I thought I would never have to put together another presentation after high school since I was going into computer science. I faked my way through any presentation in high school by simply reading from my paper and hoping my teacher would be kind enough to give me a 70. This strategy seemed to work and I made it to post-secondary, never expecting to write or present anything ever again. But here I am, five years later, and I am required to deliver a presentation to an entire classroom.
I know I need to practice my public speaking skills. It’s never been easy for me to speak in front of an audience bigger than my group of friends. I always pictured myself working in a field where I would never need to know how to present my ideas to a large audience. The words that people would use to describe me were ‘quiet’ and ‘shy’ throughout most of my life.
I have spent almost five years in university now. As I have grown and started to come out of my shell, I am now excited about the possibility of performing in front of an audience and for my audience to be interested in what I have to say.
I want to be someone that has something meaningful to say.

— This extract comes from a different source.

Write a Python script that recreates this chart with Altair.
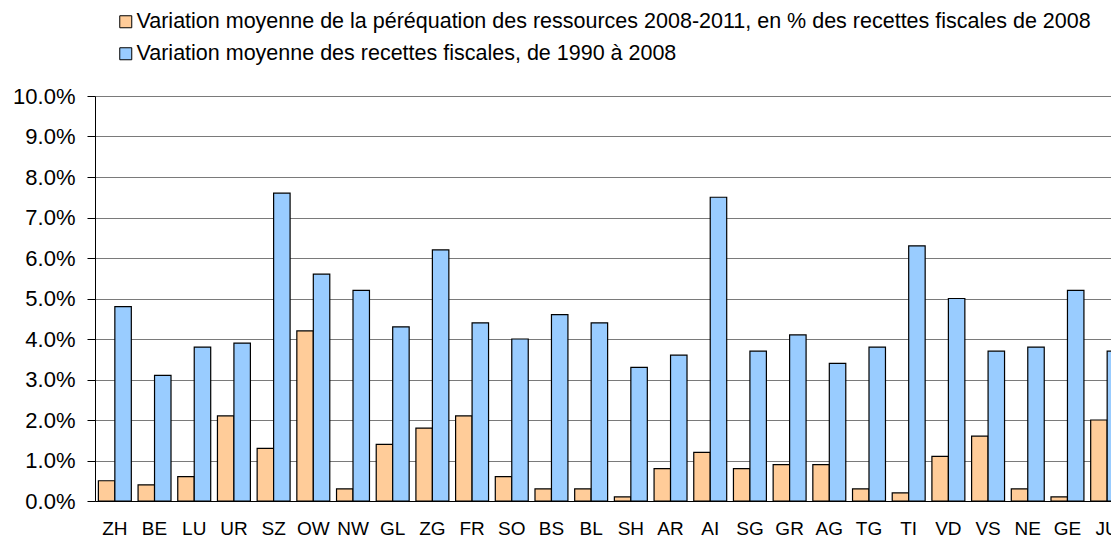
import altair as alt
import pandas as pd

cantons = ["ZH", "BE", "LU", "UR", "SZ", "OW", "NW", "GL", "ZG", "FR", "SO", "BS", "BL",
           "SH", "AR", "AI", "SG", "GR", "AG", "TG", "TI", "VD", "VS", "NE", "GE", "JU"]
perequation = [0.5, 0.4, 0.6, 2.1, 1.3, 4.2, 0.3, 1.4, 1.8, 2.1, 0.6, 0.3, 0.3,
               0.1, 0.8, 1.2, 0.8, 0.9, 0.9, 0.3, 0.2, 1.1, 1.6, 0.3, 0.1, 2.0]
recettes = [4.8, 3.1, 3.8, 3.9, 7.6, 5.6, 5.2, 4.3, 6.2, 4.4, 4.0, 4.6, 4.4,
            3.3, 3.6, 7.5, 3.7, 4.1, 3.4, 3.8, 6.3, 5.0, 3.7, 3.8, 5.2, 3.7]
series = ["Variation moyenne de la péréquation des ressources 2008-2011, en % des recettes fiscales de 2008",
          "Variation moyenne des recettes fiscales, de 1990 à 2008"]
colors = ["#FFCC99", "#99CCFF"]
y_ticks = [0, 1, 2, 3, 4, 5, 6, 7, 8, 9, 10]

rows = []
for i, c in enumerate(cantons):
    rows.append({"canton": c, "serie": series[0], "value": perequation[i]})
    rows.append({"canton": c, "serie": series[1], "value": recettes[i]})
df = pd.DataFrame(rows)

FONT = "Liberation Sans"

chart = alt.Chart(df).mark_bar(stroke="black", strokeWidth=1.2).encode(
    x=alt.X("canton:N", sort=cantons,
            scale=alt.Scale(range=[0, 1032], paddingInner=0.17, paddingOuter=0.085),
            axis=alt.Axis(title=None, labelAngle=0, ticks=False, tickSize=0, grid=False,
                          labelFontSize=19, labelFont=FONT, labelColor="black",
                          labelPadding=18, domainColor="black", domainWidth=1)),
    xOffset=alt.XOffset("serie:N", sort=series,
                        scale=alt.Scale(paddingInner=0, paddingOuter=0)),
    y=alt.Y("value:Q", scale=alt.Scale(domain=[0, 10], nice=False),
            axis=alt.Axis(title=None, values=y_ticks,
                          labelExpr="format(datum.value, '.1f') + '%'",
                          labelFontSize=22, labelFont=FONT, labelColor="black",
                          labelPadding=12, tickSize=8, tickColor="black",
                          domainColor="black", gridColor="#7a7a7a", gridWidth=1)),
    color=alt.Color("serie:N", sort=series,
                    scale=alt.Scale(domain=series, range=colors),
                    legend=alt.Legend(title=None, orient="none", legendX=20, legendY=-85,
                                      direction="vertical", padding=0,
                                      symbolType="square", symbolSize=144,
                                      symbolStrokeColor="black", symbolStrokeWidth=1,
                                      labelFontSize=21.5, labelFont=FONT, labelColor="black",
                                      labelLimit=0, labelOffset=0, rowPadding=9)),
).properties(
    width=1016, height=405,
    autosize=alt.AutoSizeParams(type="none"),
    padding={"left": 87, "top": 88, "right": 0, "bottom": 40},
    background="white",
).configure_view(stroke=None)

chart.save("out.html", embed_options={"renderer": "svg", "actions": False})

I have started to open my mind to new opportunities and challenges for a very simple reason. I want to continue to grow. Growth comes from pushing yourself past you comfort zone, so you can get experience in new areas and hopefully become comfortable within this new territory.
I had this mentality when I enrolled in this course. I new I would have to speak in front of others and write in various genres. It’s all experience towards a stronger self, almost like a video game, crunching to the next level.
Then comes the TED talk, and I convince myself to embrace it.
To prepare for the TED talk, other than doing research on my topic, I went through an exercise that I’ve used in the past to defeat anxiety.
The idea is to focus on everything that is happening in a very logical and honest sense. You focus on exactly what you are feeling, hearing and seeing. You focus on what you are doing and what others are doing. You focus on your environment and what is happening around you. Then you identify all of these things and force yourself to feel at peace with what is occurring. All you are doing is identifying what is happening and removing any positive or negative labels.
I used this technique, but I applied it to what could be happening while I am in front of the class. Mentally going through all of the possible feelings and occurrences during the presentation helped me prepare for how to respond.
My preparations are complete and it’s time to defeat TED.
When it was finally my time to talk, there was still a bit of anxiety and my heart was racing, but I new this was going to happen. I continued with my research and slowed my speech, and everything seemed to turn out fine. With a solid team at my side, our presentation ran quite well.
In the end, the TED talk was a success and I really enjoyed the feeling of accomplishing something that I wouldn’t usually consider easy.